What is being asked :: Reproduce the listing below exactly, beginning with its first line and ending with the line that holds "5.24, 8.14, 12.96];"; pictures are not part of the copy.

——

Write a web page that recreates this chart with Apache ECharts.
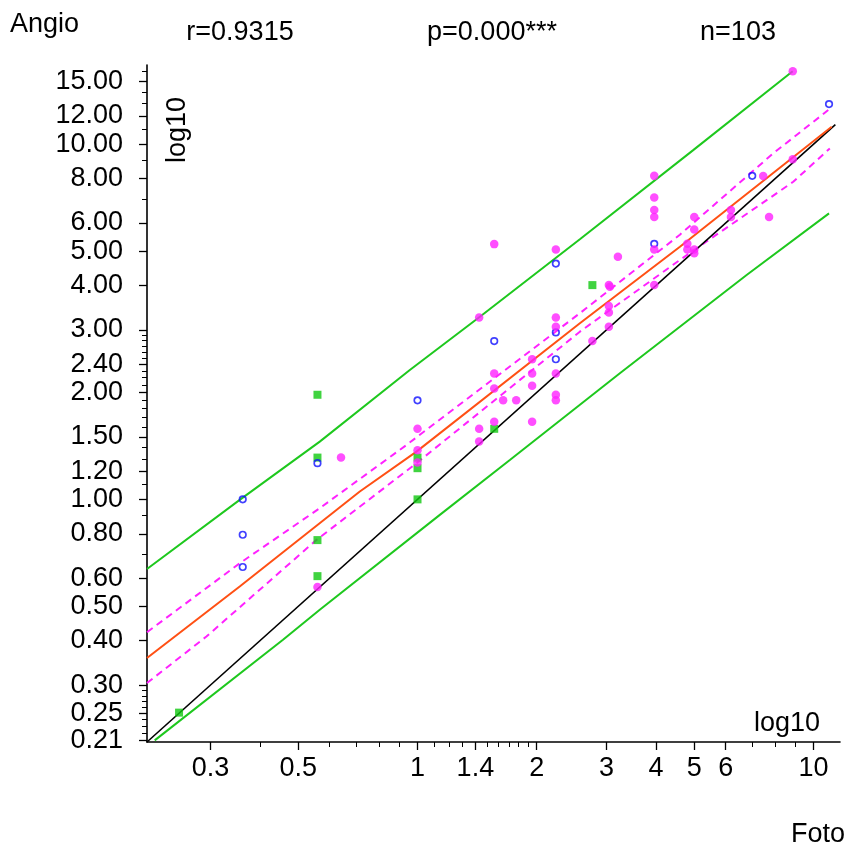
<!DOCTYPE html>
<html><head><meta charset="utf-8">
<script src="https://cdn.jsdelivr.net/npm/echarts@6/dist/echarts.min.js"></script>
<style>html,body{margin:0;padding:0;background:#fff}#c{width:848px;height:851px}</style>
</head><body><div id="c"></div>
<script>
const FONT = "'Liberation Sans', Arial, Helvetica, sans-serif";

// axis ranges (raw units, log10 scale)
const xRange = [0.2075, 11.66];
const yRange = [0.2075, 16.7];

// tick values and labels
const xMajorTicks = [0.3, 0.5, 1, 1.4, 2, 3, 4, 5, 6, 10];
const xTickLabels = ['0.3', '0.5', '1', '1.4', '2', '3', '4', '5', '6', '10'];
const xMinorTicks = [0.4, 0.6, 0.7, 0.8, 0.9, 1.1, 1.2, 1.3, 1.5, 1.6, 1.7, 1.8, 1.9, 7, 8, 9];
const yMajorTicks = [0.21, 0.25, 0.3, 0.4, 0.5, 0.6, 0.8, 1, 1.2, 1.5, 2, 2.4, 3, 4, 5, 6, 8, 10, 12, 15];
const yTickLabels = ['0.21', '0.25', '0.30', '0.40', '0.50', '0.60', '0.80', '1.00', '1.20', '1.50', '2.00', '2.40', '3.00', '4.00', '5.00', '6.00', '8.00', '10.00', '12.00', '15.00'];
const yMinorTicks = [0.22, 0.23, 0.24, 0.26, 0.27, 0.28, 0.29, 0.7, 0.9, 1.1, 1.3, 1.4, 1.6, 1.7, 1.8, 1.9, 2.1, 2.2, 2.3, 2.5, 2.6, 2.7, 2.8, 2.9, 7, 9, 11, 13, 14, 16];

// scatter groups (Foto, Angio)
const greenX = [0.25, 0.559, 0.559, 0.559, 0.559, 1.0, 1.0, 1.0, 1.562, 2.764];
const greenY = [0.251, 1.97, 1.311, 0.768, 0.608, 1.311, 1.224, 1.0, 1.58, 4.01];

const blueX = [0.362, 0.362, 0.362, 0.559, 1.0, 1.562, 2.235, 2.235, 2.235, 3.96, 7.0, 10.94];
const blueY = [1.0, 0.795, 0.645, 1.264, 1.90, 2.79, 4.61, 2.95, 2.48, 5.24, 8.14, 12.96];

const magX = [0.559, 0.641, 1.0, 1.0, 1.0, 1.431, 1.431, 1.431, 1.562, 1.562, 1.562, 1.562,
  1.645, 1.775, 1.947, 1.947, 1.947, 1.947, 2.235, 2.235, 2.235, 2.235, 2.235, 2.235,
  2.764, 3.042, 3.06, 3.042, 3.042, 3.042, 3.206, 3.96, 3.96, 3.96, 3.96, 3.96, 3.96,
  4.80, 4.80, 4.997, 4.997, 4.997, 4.997, 6.185, 6.185, 7.46, 7.72, 8.86, 8.86];
const magY = [0.567, 1.311, 1.58, 1.375, 1.27, 3.25, 1.58, 1.454, 5.23, 2.26, 2.05, 1.655,
  1.90, 1.90, 2.48, 2.26, 2.09, 1.655, 5.05, 3.25, 3.06, 2.26, 1.97, 1.90,
  2.79, 4.01, 3.97, 3.50, 3.36, 3.06, 4.82, 8.14, 7.08, 6.52, 6.24, 5.05, 4.01,
  5.24, 5.05, 6.24, 5.75, 5.05, 4.93, 6.52, 6.24, 8.13, 6.24, 9.06, 16.04];

// lines
const identX = [0.2075, 11.35];
const identY = [0.2075, 11.35];
const regX = [0.2075, 0.3557, 0.715, 0.994, 2.570, 4.598, 11.11];
const regY = [0.3576, 0.5686, 1.052, 1.363, 3.130, 5.141, 11.19];
const ciUpX = [0.2075, 0.3556, 0.5662, 0.9376, 2.570, 4.597, 7.907, 10.89];
const ciUpY = [0.4227, 0.6607, 0.9441, 1.4223, 3.342, 5.559, 9.419, 12.47];
const ciLoX = [0.2075, 0.2931, 0.5559, 0.9943, 2.570, 4.597, 8.886, 10.99];
const ciLoY = [0.3041, 0.4111, 0.7691, 1.2647, 2.965, 4.721, 7.834, 9.727];
const piUpX = [0.2075, 0.3557, 0.5665, 0.9563, 1.437, 2.570, 4.967, 8.856];
const piUpY = [0.637, 0.9968, 1.454, 2.313, 3.267, 5.395, 9.618, 16.04];
const piLoX = [0.2170, 0.4575, 0.5665, 1.1385, 1.7105, 3.243, 6.776, 10.94];
const piLoY = [0.2097, 0.4025, 0.4889, 0.9045, 1.2913, 2.265, 4.280, 6.385];

const L = Math.log10;
function pts(xs, ys) { return xs.map((x, i) => [L(x), L(ys[i])]); }
function fmt(vals, labels) {
  return function (v) {
    for (let i = 0; i < vals.length; i++) if (Math.abs(L(vals[i]) - v) < 1e-6) return labels[i];
    return '';
  };
}

const chart = echarts.init(document.getElementById('c'), null, { renderer: 'canvas' });
const axisCommon = { type: 'value', splitLine: { show: false }, scale: true };

function lineSeries(name, xs, ys, color, width, type) {
  return {
    name, type: 'line', data: pts(xs, ys), showSymbol: false, symbol: 'none',
    lineStyle: { color, width, type: type || 'solid' },
    z: 2, silent: true, animation: false, clip: true
  };
}

chart.setOption({
  animation: false,
  backgroundColor: '#fff',
  grid: { left: 147, right: 8, top: 65, bottom: 109, containLabel: false, outerBoundsMode: 'none' },
  xAxis: [
    Object.assign({}, axisCommon, {
      position: 'bottom', min: L(xRange[0]), max: L(xRange[1]),
      axisLine: { show: true, onZero: false, lineStyle: { color: '#000', width: 1.6 } },
      axisTick: { show: true, length: 8, customValues: xMajorTicks.map(L), lineStyle: { color: '#000', width: 1.3 } },
      axisLabel: { show: true, customValues: xMajorTicks.map(L), formatter: fmt(xMajorTicks, xTickLabels),
        fontFamily: FONT, fontSize: 27, color: '#000', margin: 13 }
    }),
    Object.assign({}, axisCommon, {
      position: 'bottom', min: L(xRange[0]), max: L(xRange[1]),
      axisLine: { show: false, onZero: false },
      axisTick: { show: true, length: 5, customValues: xMinorTicks.map(L), lineStyle: { color: '#000', width: 1 } },
      axisLabel: { show: false }
    })
  ],
  yAxis: [
    Object.assign({}, axisCommon, {
      position: 'left', min: L(yRange[0]), max: L(yRange[1]),
      axisLine: { show: true, onZero: false, lineStyle: { color: '#000', width: 1.6 } },
      axisTick: { show: true, length: 8, customValues: yMajorTicks.map(L), lineStyle: { color: '#000', width: 1.3 } },
      axisLabel: { show: true, customValues: yMajorTicks.map(L), formatter: fmt(yMajorTicks, yTickLabels),
        fontFamily: FONT, fontSize: 27, color: '#000', margin: 24 }
    }),
    Object.assign({}, axisCommon, {
      position: 'left', min: L(yRange[0]), max: L(yRange[1]),
      axisLine: { show: false, onZero: false },
      axisTick: { show: true, length: 5, customValues: yMinorTicks.map(L), lineStyle: { color: '#000', width: 1 } },
      axisLabel: { show: false }
    })
  ],
  series: [
    lineSeries('piUp', piUpX, piUpY, '#1ec81e', 2),
    lineSeries('piLo', piLoX, piLoY, '#1ec81e', 2),
    lineSeries('ciUp', ciUpX, ciUpY, '#ff22ff', 2, [7, 5]),
    lineSeries('ciLo', ciLoX, ciLoY, '#ff22ff', 2, [7, 5]),
    lineSeries('ident', identX, identY, '#000', 1.6),
    lineSeries('reg', regX, regY, '#ff5014', 2),
    { name: 'green', type: 'scatter', data: pts(greenX, greenY), symbol: 'rect', symbolSize: 8,
      itemStyle: { color: '#10c810' }, z: 5, silent: true },
    { name: 'blue', type: 'scatter', data: pts(blueX, blueY), symbol: 'circle', symbolSize: 6.5,
      itemStyle: { color: 'rgba(255,255,255,0)', borderColor: '#1010ff', borderWidth: 1.7 }, z: 5, silent: true },
    { name: 'magenta', type: 'scatter', data: pts(magX, magY), symbol: 'circle', symbolSize: 8.5,
      itemStyle: { color: '#ff22ff' }, z: 5, silent: true }
  ],
  graphic: [
    { type: 'text', left: 10, top: 11, style: { text: 'Angio', font: '27px ' + FONT, fill: '#000' } },
    { type: 'text', x: 240, y: 33, style: { text: 'r=0.9315', font: '27px ' + FONT, fill: '#000', align: 'center', verticalAlign: 'middle' } },
    { type: 'text', x: 492, y: 33, style: { text: 'p=0.000***', font: '27px ' + FONT, fill: '#000', align: 'center', verticalAlign: 'middle' } },
    { type: 'text', x: 738, y: 33, style: { text: 'n=103', font: '27px ' + FONT, fill: '#000', align: 'center', verticalAlign: 'middle' } },
    { type: 'text', x: 178, y: 130, rotation: Math.PI / 2, style: { text: 'log10', font: '27px ' + FONT, fill: '#000', align: 'center', verticalAlign: 'middle' } },
    { type: 'text', x: 787, y: 724, style: { text: 'log10', font: '27px ' + FONT, fill: '#000', align: 'center', verticalAlign: 'middle' } },
    { type: 'text', x: 818, y: 835, style: { text: 'Foto', font: '27px ' + FONT, fill: '#000', align: 'center', verticalAlign: 'middle' } }
  ]
});
</script></body></html>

——

Result of the task ::
Write a web page that recreates this chart with Apache ECharts.
<!DOCTYPE html>
<html><head><meta charset="utf-8">
<script src="https://cdn.jsdelivr.net/npm/echarts@6/dist/echarts.min.js"></script>
<style>html,body{margin:0;padding:0;background:#fff}#c{width:848px;height:851px}</style>
</head><body><div id="c"></div>
<script>
const FONT = "'Liberation Sans', Arial, Helvetica, sans-serif";

// axis ranges (raw units, log10 scale)
const xRange = [0.2075, 11.66];
const yRange = [0.2075, 16.7];

// tick values and labels
const xMajorTicks = [0.3, 0.5, 1, 1.4, 2, 3, 4, 5, 6, 10];
const xTickLabels = ['0.3', '0.5', '1', '1.4', '2', '3', '4', '5', '6', '10'];
const xMinorTicks = [0.4, 0.6, 0.7, 0.8, 0.9, 1.1, 1.2, 1.3, 1.5, 1.6, 1.7, 1.8, 1.9, 7, 8, 9];
const yMajorTicks = [0.21, 0.25, 0.3, 0.4, 0.5, 0.6, 0.8, 1, 1.2, 1.5, 2, 2.4, 3, 4, 5, 6, 8, 10, 12, 15];
const yTickLabels = ['0.21', '0.25', '0.30', '0.40', '0.50', '0.60', '0.80', '1.00', '1.20', '1.50', '2.00', '2.40', '3.00', '4.00', '5.00', '6.00', '8.00', '10.00', '12.00', '15.00'];
const yMinorTicks = [0.22, 0.23, 0.24, 0.26, 0.27, 0.28, 0.29, 0.7, 0.9, 1.1, 1.3, 1.4, 1.6, 1.7, 1.8, 1.9, 2.1, 2.2, 2.3, 2.5, 2.6, 2.7, 2.8, 2.9, 7, 9, 11, 13, 14, 16];

// scatter groups (Foto, Angio)
const greenX = [0.25, 0.559, 0.559, 0.559, 0.559, 1.0, 1.0, 1.0, 1.562, 2.764];
const greenY = [0.251, 1.97, 1.311, 0.768, 0.608, 1.311, 1.224, 1.0, 1.58, 4.01];

const blueX = [0.362, 0.362, 0.362, 0.559, 1.0, 1.562, 2.235, 2.235, 2.235, 3.96, 7.0, 10.94];
const blueY = [1.0, 0.795, 0.645, 1.264, 1.90, 2.79, 4.61, 2.95, 2.48, 5.24, 8.14, 12.96];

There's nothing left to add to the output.